Importantly, communication doesn’t just mean speaking; it means actively listening with empathy and compassion as well. Your patients want you to understand any disappointment they may feel, and you can communicate why it is disappointing for you, too. Explain how you really wanted to help them achieve the visual freedom they’ve been longing for. Show them that you understand how frustrating it must be to live with glasses or contacts. Communicate that you truly want to help, but also clearly explain why moving forward isn’t a good idea.
#3: Remember Your Brand
It might seem counterintuitive to say that you should be thinking about your brand and your reputation—after all, shouldn’t it be about empathy toward the patient in a moment like this?
But hear me out: Even when a patient no longer represents a financial opportunity for your practice, there is still an opportunity to strengthen your brand.
Why? Because your brand isn’t your logo. It’s not your fancy office or that great new website you built. Your brand is what people think about when they think about you.
That includes satisfied patients whose surgeries were a huge success, whose lives you’ve changed by giving them back their vision. But it also includes prospects (like me) who aren’t good candidates for surgery. And it includes people who have never set foot inside your practice but heard about an experience their friend or family member had with you. That’s why every interaction is so important, especially when the interaction between surgeon and patient entails delivering bad news.
This is not to say that your reputation should be your main concern in a situation like this. Of course, your patient should be your primary focus. But that doesn’t mean that you can’t work to cement a positive impression in the patient’s mind based on your communication—even when you have to deliver bad news. If you want to build a strong health care brand, you must make the most of every patient interaction.

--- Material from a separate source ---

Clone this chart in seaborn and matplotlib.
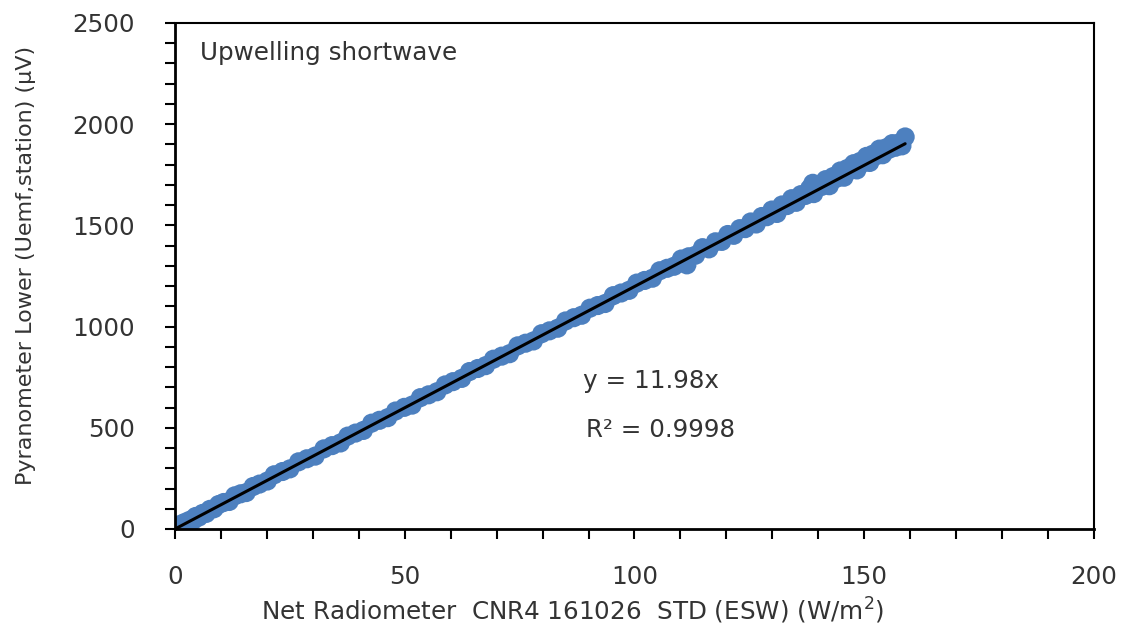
import matplotlib
matplotlib.use("Agg")
import matplotlib.pyplot as plt
from matplotlib.ticker import MultipleLocator
import numpy as np
import pandas as pd
import seaborn as sns

# Net radiometer reading (W/m2) vs. pyranometer lower output (uV)
net_radiometer = [
    0.0, 0.3, 0.6, 1.0, 1.4, 1.8, 2.3, 2.8, 3.3, 3.9, 4.5, 5.2, 6.0, 6.8, 7.6,
    8.5, 9.5, 10.6, 11.8, 13.0, 14.3, 15.5, 17.0, 18.4, 20.1, 21.6, 23.4, 25.0,
    26.9, 28.7, 30.5, 32.4, 34.2, 36.0, 37.6, 39.3, 41.0, 42.8, 44.5, 46.3,
    48.0, 49.9, 51.6, 53.4, 55.2, 57.0, 58.8, 60.5, 62.4, 64.1, 65.9, 67.6,
    69.3, 71.1, 72.8, 74.6, 76.3, 78.0, 79.8, 81.5, 83.3, 85.0, 86.8, 88.5,
    90.3, 92.0, 93.6, 95.4, 97.1, 98.8, 100.5, 102.2, 103.9, 105.5, 107.1,
    108.6, 110.2, 111.4, 111.8, 113.3, 114.8, 116.2, 117.6, 119.0, 120.3,
    121.6, 122.9, 124.1, 125.3, 126.5, 127.7, 128.8, 129.9, 131.0, 132.1,
    133.2, 134.2, 135.2, 136.2, 137.2, 138.1, 138.8, 139.0, 139.9, 140.8,
    141.6, 142.4, 143.2, 144.0, 144.8, 145.6, 146.3, 147.0, 147.7, 148.4,
    149.1, 149.8, 150.5, 151.2, 151.9, 152.6, 153.3, 154.0, 154.7, 155.4,
    156.1, 156.8, 157.5, 158.2, 158.9,
]
pyranometer_lower = [
    5, 1, 17, 14, 25, 18, 34, 29, 44, 41, 62, 59, 77, 77, 97,
    100, 121, 131, 136, 164, 174, 180, 210, 222, 237, 268, 284, 297,
    332, 347, 360, 396, 412, 425, 459, 474, 487, 523, 537, 550,
    583, 601, 612, 649, 663, 678, 712, 728, 744, 778, 793, 807,
    839, 854, 866, 905, 918, 929, 965, 979, 992, 1028, 1044, 1056,
    1091, 1104, 1114, 1153, 1166, 1179, 1215, 1228, 1239, 1276, 1288,
    1298, 1334, 1305, 1345, 1353, 1390, 1384, 1419, 1421, 1455,
    1451, 1484, 1484, 1517, 1507, 1544, 1543, 1576, 1559, 1601,
    1598, 1632, 1614, 1652, 1648, 1682, 1708, 1657, 1698, 1693,
    1726, 1696, 1741, 1733, 1769, 1738, 1781, 1773, 1805, 1774,
    1816, 1809, 1841, 1811, 1852, 1844, 1877, 1849, 1883, 1876,
    1904, 1886, 1907, 1893, 1937,
]

# Trendline through the origin
slope = 11.98
r_squared = 0.9998

x_ticks = [0, 50, 100, 150, 200]
y_ticks = [0, 500, 1000, 1500, 2000, 2500]

df = pd.DataFrame({"x": net_radiometer, "y": pyranometer_lower})
fit = pd.DataFrame({"x": [0.0, max(net_radiometer)]})
fit["y"] = slope * fit["x"]

sns.set_theme(style="white")
plt.rcParams["font.family"] = ["DejaVu Sans"]

text_color = "#333333"
fs = 17.7

fig = plt.figure(figsize=(11.29, 6.25), dpi=100)
ax = fig.add_axes([0.155, 0.1536, 0.814, 0.8096])

sns.scatterplot(data=df, x="x", y="y", ax=ax, s=190, color="#4d80bf",
                edgecolor="none", linewidth=0, zorder=2)
sns.lineplot(data=fit, x="x", y="y", ax=ax, color="black", linewidth=2.2,
             zorder=3)

ax.set_xlim(0, 200)
ax.set_ylim(0, 2500)
ax.set_xticks(x_ticks)
ax.set_yticks(y_ticks)
ax.xaxis.set_minor_locator(MultipleLocator(10))
ax.yaxis.set_minor_locator(MultipleLocator(100))
ax.tick_params(axis="both", which="both", direction="out", length=7,
               width=1.5, color="black", labelsize=fs, labelcolor=text_color,
               bottom=True, left=True, top=False, right=False)
ax.tick_params(axis="x", which="major", pad=19)
ax.tick_params(axis="y", which="major", pad=22)

for side in ["left", "bottom", "right", "top"]:
    ax.spines[side].set_visible(True)
    ax.spines[side].set_color("black")
ax.spines["left"].set_linewidth(2)
ax.spines["bottom"].set_linewidth(2)
ax.spines["right"].set_linewidth(1.5)
ax.spines["top"].set_linewidth(1.5)

ax.set_xlabel("Net Radiometer  CNR4 161026  STD (ESW) (W/m$^2$)",
              fontsize=fs, color=text_color)
ax.set_ylabel("Pyranometer Lower (Uemf,station) (\u03bcV)",
              fontsize=16.0, color=text_color)
ax.xaxis.set_label_coords(0.433, -0.132)
ax.yaxis.set_label_coords(-0.151, 0.52)

ax.text(0.027, 0.94, "Upwelling shortwave", transform=ax.transAxes,
        fontsize=fs, color=text_color, ha="left", va="center")
ax.text(0.518, 0.293, f"y = {slope}x", transform=ax.transAxes,
        fontsize=fs, color=text_color, ha="center", va="center")
ax.text(0.528, 0.195, f"R\u00b2 = {r_squared}", transform=ax.transAxes,
        fontsize=fs, color=text_color, ha="center", va="center")

fig.savefig("out.png", dpi=100, facecolor="white")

In a moment when you must deliver bad news—perhaps the only thing that a patient will remember—communicating clearly and empathetically will do more for your brand than any other aspect of that patient’s experience. How you treat a patient has a profound impact on your brand and your reputation, even when that patient has nothing to “offer” you.
My surgeon did this. Because he communicated clearly, I walked away with not only a positive impression of him but also a more positive impression of his practice. Although I received bad news, I reflected in the days following on what a great experience I had from start to finish. I wouldn’t hesitate to send friends or family to that practice, even though I didn’t have surgery there.
Consider the inverse. If my surgeon hadn’t communicated with compassion, not only would I have been disappointed in the outcome of the consultation, but I also would have had a sour taste in my mouth from the whole experience. I’ve seen countless patients who had a poor experience at a practice—regardless of whether they were actually treated or not—post negative reviews online or tell their friends and family to stay away. That’s the kind of detractor you don’t want. Your patients can separate the reality of their medical condition from the overall experience they had. Even if you may need to deliver bad news to a patient, it doesn’t necessarily have to be a bad experience for them.
Goodwill is free. Treating someone well costs no more than a few extra seconds of your time, but it can pay dividends and leave a lasting impression. A great experience that ended with bad news seems counterintuitive, but it is possible—it happened to me.